Is it the dissolved methane trying to come out of solution that’s causing such high pressures?

Petroleum engineers, help me understand…

I am completely non-expert in this area, but I suspect just using the weight of the granite isn’t directly relevant; if the granite has structure it may tend to support itself. If you’re in a cave you obviously don’t feel the weigth of the earth/rocks above you.

I think the OP analysis is correct, depending on exactly how much structural support the rock above the deposit gives. I think that oil deposits can cover larger areas than caves do, because the oil is supporting what is above.

The rock is actually self-supporting for the most part. The typical way to calculate reservoir pressure in a normal pressure reservoir is based off of the fluid column. In the Gulf of Mexico the native fluid typically has a specific gravity of about 1.08 which works out to about 0.468 psi/ft so for the given reservoir we would be at 10764 psi. This would be considered a normally pressured reservoir.

The basics of how reservoirs are created in a sedimentary basin is that alternating layers of sand and silt flow into the basin from a river and based on the current water level fall out in different spots. As water level changes this causes layering of sand and silt. As more layers are deposited these layers are buried under more and more dirt the pressure from which turns the dirt into rock. The silt turns into shale which has a very low permeability but also contains organics that over millions of year get turned into oil and gas. Which migrates until it come to surface or finds a trap.
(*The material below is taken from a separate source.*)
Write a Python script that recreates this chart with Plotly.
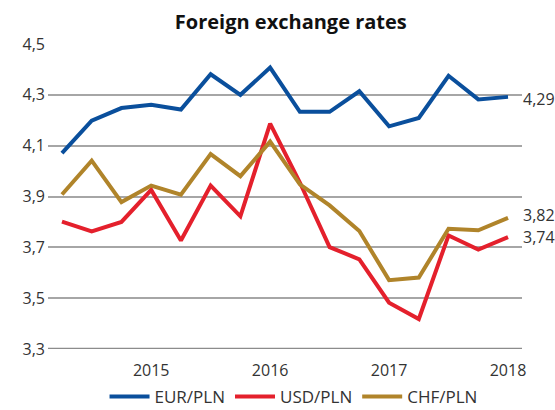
import plotly.graph_objects as go

quarters = ["2014Q2", "2014Q3", "2014Q4", "2015", "2015Q2", "2015Q3", "2015Q4", "2016",
            "2016Q2", "2016Q3", "2016Q4", "2017", "2017Q2", "2017Q3", "2017Q4", "2018"]
eur = [4.071, 4.198, 4.248, 4.261, 4.242, 4.381, 4.300, 4.407,
       4.233, 4.233, 4.314, 4.176, 4.209, 4.375, 4.282, 4.292]
usd = [3.801, 3.763, 3.800, 3.926, 3.727, 3.943, 3.822, 4.187,
       3.955, 3.701, 3.653, 3.482, 3.418, 3.747, 3.691, 3.740]
chf = [3.908, 4.041, 3.878, 3.943, 3.907, 4.067, 3.980, 4.116,
       3.948, 3.865, 3.764, 3.571, 3.581, 3.773, 3.767, 3.816]
year_ticks = ["2015", "2016", "2017", "2018"]
y_ticks = [3.3, 3.5, 3.7, 3.9, 4.1, 4.3, 4.5]
end_labels = ["4,29", "3,82", "3,74"]

colors = {"EUR/PLN": "#0a4f9c", "USD/PLN": "#e4202c", "CHF/PLN": "#b0842a"}
font = "Open Sans"

fig = go.Figure()
for name, vals in [("EUR/PLN", eur), ("USD/PLN", usd), ("CHF/PLN", chf)]:
    fig.add_trace(go.Scatter(x=quarters, y=vals, mode="lines", name=name,
                             line=dict(color=colors[name], width=4)))

last_idx = len(quarters) - 1
for lab, vals, ys in zip(end_labels, [eur, chf, usd], [-2, 3, 0]):
    fig.add_annotation(x=last_idx, y=vals[-1], text=lab, showarrow=False,
                       xanchor="left", yanchor="middle", xshift=13, yshift=ys,
                       font=dict(family=font, size=16, color="#333333"))

fig.update_layout(
    width=555, height=410,
    margin=dict(l=48, r=33, t=44, b=61, autoexpand=False),
    paper_bgcolor="white", plot_bgcolor="white",
    separators=", ",
    title=dict(text="<b>Foreign exchange rates</b>", x=0.524, xanchor="center",
               y=0.947, yanchor="middle",
               font=dict(family=font, size=20, color="#111111")),
    showlegend=True,
    legend=dict(orientation="h", x=0.518, xanchor="center", y=-0.098, yanchor="top",
                font=dict(family=font, size=17, color="#333333"),
                itemwidth=40, tracegroupgap=0),
    xaxis=dict(type="category", range=[-0.47, 15.47], tickmode="array",
               tickvals=year_ticks, ticktext=year_ticks, showgrid=False,
               showline=False, zeroline=False, ticks="", automargin=False,
               ticklabelstandoff=10,
               tickfont=dict(family=font, size=16, color="#333333")),
    yaxis=dict(range=[3.3, 4.5], tickmode="array", tickvals=y_ticks,
               tickformat=".1f", showgrid=True, gridcolor="#a6a6a6", gridwidth=1.5,
               zeroline=False, showline=False, ticks="", ticklabelstandoff=2,
               automargin=False,
               tickfont=dict(family=font, size=16, color="#333333")),
)
fig.add_shape(type="line", xref="paper", yref="y", x0=0, x1=1, y0=3.3, y1=3.3,
              line=dict(color="#8c8c8c", width=2.5))

fig.write_html("out.html", config={"displayModeBar": False},
               post_script="document.body.style.margin='0';document.body.style.overflow='hidden';")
The most common trap are anticlines of sandstone covered by a cap of shale which is basically a buoyancy trap since the oil can’t move through the shale and can’t slip under the cap since it float on top of the water. The bottom water is where the normal pressure comes from since it has ways around the shale cap to transmit pressure to surface.

If you take this sandstone reservoir and cut it off from its continuous water column through faulting it can then be moved up or down in the stratigraphic column and create over or under-pressured reservoirs.

In a waterdrive reservoir, as I described above, as the lighter fluids are removed from the reservoir they are replaced with the heavier water this naturally causes the pressure at the top of the reservoir to decrease. To illustrate; if the pressure at the bottom of the reservoir is a fixed 10,000 psi with a 100’ column of light crude with a sg of .85 the pressure at the top of the reservoir would be 9963 psi if the entire reservoir was drained and replaced with native Gulf water at 1.08 then the new pressure at the top of the reservoir would be 9953 psi.

There are other drive mechanisms that can cause a greater pressure drop in the reservoir but the math is much easier here. I’m not overly familiar with the gulf since I’ve never worked there but I can elaborate if anything is unclear.